Nadie arriesga nada. Mejor copiar con otras versiones los éxitos de la competencia
Las programaciones de los canales han acabado por recoger, en términos generales, pocos tipos diferentes de programas. Los programadores cada vez mandan más en los canales y la estrategia se ha convertido en simple táctica circunstancial que busca versiones de formatos de éxito. No es que esto resultara fácil en el universo cerrado de la tele en España, como demostró el fracaso empresarial de La Sexta y Cuatro-, pero se trasladó a la producción. El resultado ha sido que cada vez es más difícil meter en parrilla una formato original e innovador. Nadie arriesga nada. Mejor copiar con otras versiones los éxitos de la competencia. Además, los mercados fueron encerrando la innovación: con audiencias cada vez más fragmentadas era difícil conseguir grandes ‘pelotazos’ de espectadores. Los presupuestos se hicieron menores y se dedicaron a programas fáciles y relativamente baratos de producir. Precisamente en los huecos de los presupuestos encontró su sitio la telerrealidad, no demasiado cara de poner en marcha.

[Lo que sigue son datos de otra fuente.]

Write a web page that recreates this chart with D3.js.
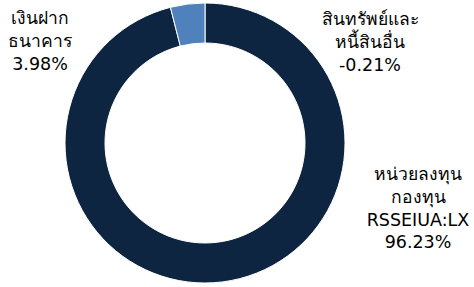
<!DOCTYPE html>
<html>
<head>
<meta charset="utf-8">
<script src="https://cdn.jsdelivr.net/npm/d3@7"></script>
<style>
  html, body { margin: 0; padding: 0; background: #fff; }
  svg { display: block; }
  text { font-family: Tahoma, "DejaVu Sans", sans-serif; font-size: 17.5px; fill: #000; }
</style>
</head>
<body>
<svg id="chart" width="474" height="287"></svg>
<script>
// slices: funds, other assets/liabilities (negative, drawn as zero), deposits
var names = ["หน่วยลงทุน กองทุน RSSEIUA:LX", "สินทรัพย์และหนี้สินอื่น", "เงินฝากธนาคาร"];
var values = [96.23, -0.21, 3.98];
var colors = ["#0E2541", "#0E2541", "#4F81BD"];
var labelLines = [
  ["หน่วยลงทุน", "กองทุน", "RSSEIUA:LX", "96.23%"],
  ["สินทรัพย์และ", "หนี้สินอื่น", "-0.21%"],
  ["เงินฝาก", "ธนาคาร", "3.98%"]
];
var labelPos = [[418, 180], [370, 25], [40, 24]];

var svg = d3.select("#chart"),
    cx = 205, cy = 143,
    outer = 140, inner = 100,
    g = svg.append("g").attr("transform", "translate(" + cx + "," + cy + ")");

var pie = d3.pie()
    .sort(null)
    .value(function (d) { return Math.max(0, d); });
var arc = d3.arc().innerRadius(inner).outerRadius(outer);

g.selectAll("path")
    .data(pie(values))
    .enter().append("path")
    .attr("d", arc)
    .attr("fill", function (d, i) { return colors[i]; })
    .attr("stroke", "#fff")
    .attr("stroke-width", function (d) { return d.value > 0 ? 1 : 0; });

var lab = svg.selectAll(".lbl")
    .data(labelLines)
    .enter().append("text")
    .attr("class", "lbl")
    .attr("text-anchor", "middle")
    .attr("x", function (d, i) { return labelPos[i][0]; })
    .attr("y", function (d, i) { return labelPos[i][1]; });

lab.selectAll("tspan")
    .data(function (d, i) { return d.map(function (s) { return {s: s, i: i}; }); })
    .enter().append("tspan")
    .attr("x", function (d) { return labelPos[d.i][0]; })
    .attr("dy", function (d, j) { return j === 0 ? 0 : 22.8; })
    .text(function (d) { return d.s; });
</script>
</body>
</html>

Por otra parte, los públicos, las audiencias, parecieron deseosas de acercarse a programas que les hacían iguales a los protagonistas de la ficción que parecía caber en sus vidas de verdad. Quizá constituyera una victoria de los espectadores sobre los creadores y programadores: algo parecido a la satisfacción que le produce a un estudiante valorar cada año en una encuesta la labor de su profesor. Las audiencias así empezaron a decir que eran no solo sus propios dueños, sino que también mandaban en la televisión. Una paradoja, más profetizada que entrevista, por Walter Benjamín. Quizá haya comenzado la verdadera conquista del poder por parte de las masas. Y ha resultado cómodo: desde el sofá, con el mando a distancia y a través de los programas de entretenimiento que quisieron (¿y consiguieron?) convertirlos en rebaño. La jugada perfecta del Gran Hermano, del otro, del de verdad, el de Orwell.